When ADAPT members from all over the country began descending on Phoenix this spring to protest at the American Public Transit Association’s regional meeting, staff of the Arizona Bridge to Independent Living felt some anxiety over where our loyalties lay. The City of Phoenix had been receptive to the disability community. They'd purchased only accessible buses the last three years. Phoenix's Regional Public Transportation Association had spent hundreds of hours working with us.

Yet we also knew from brief interaction with ADAPT that their strongly-worded opinions best expressed our frustration and anger at the system's unwillingness to commit to 100% accessibility. ABIL decided to work with both groups. Prior to
their coming, we discussed with ADAPT the guidelines they’d follow in deciding what level of civil disobedience would be involved.

We found ADAPT’s demand — that cities purchase only accessible buses in the normal course of replacing a fleet — a reasonable one. ADAPT wasn’t demanding bus systems retrofit their buses, or that they immediately replace all their buses with lift-equipped ones — just a long-term commitment to change. "

A month before the APTA meeting, ABIL met with RPTA officials to discuss our and ADAPT's demands for accessibility. To our surprise, RPTA suggested their commitment be put in writing and adopted by their board! ADAPT was already having an effect — and they weren't even in town yet!

The day before, ADAPT arrived. ABIL hosted a meeting for those disabled people from all over the community who were most likely to be contacted by media or others regarding the APTA/ADAPT confrontation. A consensus emerged that the disability community would maintain a united front; that the local community's interests were the same as ADAPT’s and that any public discussion beyond that — especially regarding ADAPT's "techniques" — would simply distract from the central issue: accessible mass transit.

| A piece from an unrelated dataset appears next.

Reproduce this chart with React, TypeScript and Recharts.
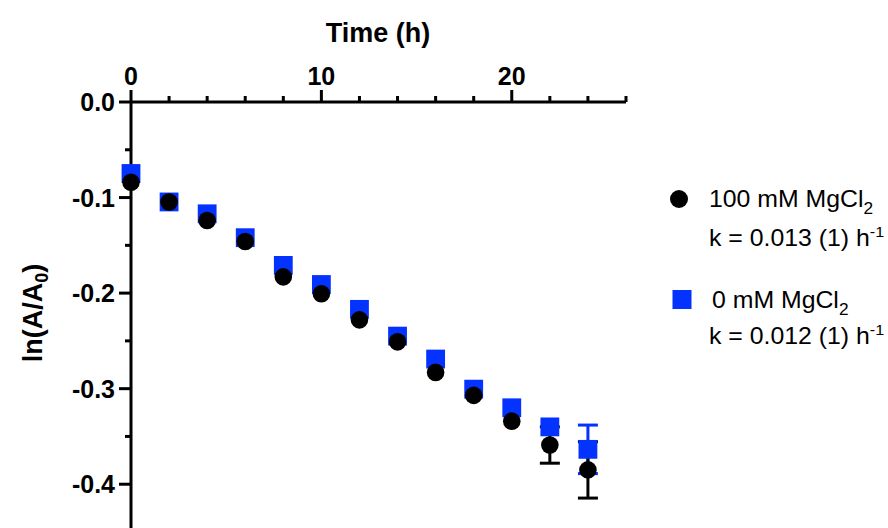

This single act of meeting and making these decisions was the thing most responsible for the success of our efforts. By spreading the word, we were able to keep from being forced into a public debate over the differences between persons with disabilities rather than focusing the debate on our common interest —- accessible public transit.

Negative comments from a few individuals in the community were lost among the events of the next several days. ABIL found itself taking an increasingly larger role as protests and police reaction escalated, with some of us participating in the demonstrations, others calling politicians and media, putting pressure on local bureaucrats and helping to keep lines of communication open. The mayor of Phoenix, in the midst of the media barrage, made a public statement supporting the purchase of accessible buses.

After APTA and ADAPT had left Phoenix, ABIL set up a meeting between the Mayor and local ADAPT members. It was the first time the Mayor had sat down with members of the disability community to discuss transportation. Although he and some transit system officials were still angry about the demonstrations, they were taking us more seriously. That's a tradeoff we’re willing to make.

The ADAPT experience was a positive one for ABIL and the disability community in Phoenix. The events caused more public discussion about accessible public transit in those five days than there had been in Phoenix in the past five years.
The longer the topic stayed in the news, the greater appreciation the public had for the need for accessible public transit.
— Robert E. Michaels
Executive Director
Arizona Bridge to Independent Living, ABIL.